Plus la dette envers le capital européen s'accroissait, plus il fallait extorquer d'argent à l'économie paysanne . En 1869 tous les impôts furent augmentés de 10 % et perçus d'avance pour l'année 1870. En 1870, l'impôt foncier fut augmenté de 10 marks par hectare. Les villages de Haute Égypte commencèrent à se dépeupler, on démolissait les cases, on laissait le sol en friche pour éviter de payer des impôts. En 1876, l'impôt sur les dattiers fut augmenté de 50 pfennigs. Les hommes sortirent des villages pour abattre leurs dattiers, et on dut les en empêcher par des feux de salve. On raconte qu'en 1879 10 000 fellahs moururent de faim au nord de Siut faute de se procurer l'argent nécessaire pour payer la taxe sur l'irrigation de leurs champs et qu'ils avaient tué leur bétail pour éviter de payer l'impôt .
On avait maintenant saigné à blanc le fellah. L'État égyptien avait rempli sa fonction de collecteur d'argent au service du capital européen, on n'avait plus besoin de lui. Le Khédive Ismaïl fut congédié. Le capital pouvait maintenant liquider les opérations.

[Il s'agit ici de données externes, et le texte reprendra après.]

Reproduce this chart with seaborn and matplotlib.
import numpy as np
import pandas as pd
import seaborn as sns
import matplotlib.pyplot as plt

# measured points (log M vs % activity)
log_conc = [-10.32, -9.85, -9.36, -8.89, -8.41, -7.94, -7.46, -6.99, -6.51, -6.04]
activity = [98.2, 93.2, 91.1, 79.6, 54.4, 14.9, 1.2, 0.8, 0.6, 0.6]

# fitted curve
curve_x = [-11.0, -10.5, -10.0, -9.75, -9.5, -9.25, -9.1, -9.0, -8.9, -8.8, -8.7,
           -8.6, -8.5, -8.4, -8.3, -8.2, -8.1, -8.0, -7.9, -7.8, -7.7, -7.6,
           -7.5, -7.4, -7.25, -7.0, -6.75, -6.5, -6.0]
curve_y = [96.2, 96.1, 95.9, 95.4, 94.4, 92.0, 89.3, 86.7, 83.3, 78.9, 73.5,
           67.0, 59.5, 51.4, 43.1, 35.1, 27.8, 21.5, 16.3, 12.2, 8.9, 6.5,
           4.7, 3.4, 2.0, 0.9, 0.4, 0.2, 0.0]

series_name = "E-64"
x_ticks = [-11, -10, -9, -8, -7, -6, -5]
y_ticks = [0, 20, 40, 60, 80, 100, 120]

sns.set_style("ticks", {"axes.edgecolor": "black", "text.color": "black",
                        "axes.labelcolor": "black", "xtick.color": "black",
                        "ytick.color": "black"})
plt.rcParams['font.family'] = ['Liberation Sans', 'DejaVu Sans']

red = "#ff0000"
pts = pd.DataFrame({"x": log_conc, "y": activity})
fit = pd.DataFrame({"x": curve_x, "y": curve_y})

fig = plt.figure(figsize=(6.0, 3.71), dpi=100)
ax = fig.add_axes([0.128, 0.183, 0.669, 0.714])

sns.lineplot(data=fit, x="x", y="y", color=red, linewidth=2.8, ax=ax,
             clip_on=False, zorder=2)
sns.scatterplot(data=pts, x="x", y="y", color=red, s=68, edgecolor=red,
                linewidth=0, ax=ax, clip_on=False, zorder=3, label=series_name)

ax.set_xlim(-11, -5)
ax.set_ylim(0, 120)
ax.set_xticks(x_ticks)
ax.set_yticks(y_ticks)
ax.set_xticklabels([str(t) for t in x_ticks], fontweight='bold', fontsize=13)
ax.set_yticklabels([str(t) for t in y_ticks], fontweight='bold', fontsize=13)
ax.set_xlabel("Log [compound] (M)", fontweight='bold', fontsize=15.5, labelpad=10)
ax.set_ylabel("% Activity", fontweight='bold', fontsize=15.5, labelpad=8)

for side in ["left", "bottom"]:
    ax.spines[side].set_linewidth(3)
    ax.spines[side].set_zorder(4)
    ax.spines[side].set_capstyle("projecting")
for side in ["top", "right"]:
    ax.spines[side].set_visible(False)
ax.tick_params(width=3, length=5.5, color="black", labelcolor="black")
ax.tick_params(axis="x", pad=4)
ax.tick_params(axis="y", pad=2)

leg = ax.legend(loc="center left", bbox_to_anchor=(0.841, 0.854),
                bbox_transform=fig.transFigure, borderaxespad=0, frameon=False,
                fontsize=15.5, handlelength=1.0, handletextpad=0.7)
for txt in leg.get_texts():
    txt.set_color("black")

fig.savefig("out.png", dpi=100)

En 1875 l’Angleterre avait racheté 172 000 actions du canal de Suez pour 80 millions de marks, pour lesquelles l'Égypte devait encore 360 000 livres égyptiennes d'intérêts. Des commissions anglaises chargées de la « remise en ordre » des finances égyptiennes entrèrent maintenant en action. Chose étrange, le capital européen n'était pas effrayé par l'état désespéré de ce pays en faillite, mais offrait sans cesse de nouveaux prêts considérables pour le « sauver ». Cowe et Stokes proposèrent un prêt de 1 520 millions de marks à 7 % pour convertir toutes les dettes, Rivers Wilson estimait nécessaire un prêt de 2 060 millions de marks. Le Crédit Foncier acheta des millions de lettres de change en suspens et essaya de consolider la dette totale par un prêt de 1 820 millions de marks, sans y réussir toutefois. Mais plus la situation financière paraissait désespérée et sans issue, plus s'avançait irrémédiablement le moment où le pays entier devait devenir la proie du capital européen, ainsi que toutes ses forces productives. En octobre 1878, les représentants des créanciers européens abordèrent à Alexandrie. Le capital français et le capital anglais procédèrent à un double contrôle des finances. Puis, au nom de ce double contrôle, on introduisit de nouveaux impôts, les paysans furent battus et opprimés, de telle sorte que les paiements des intérêts partiellement suspendus en 1876 purent être repris en 1877 .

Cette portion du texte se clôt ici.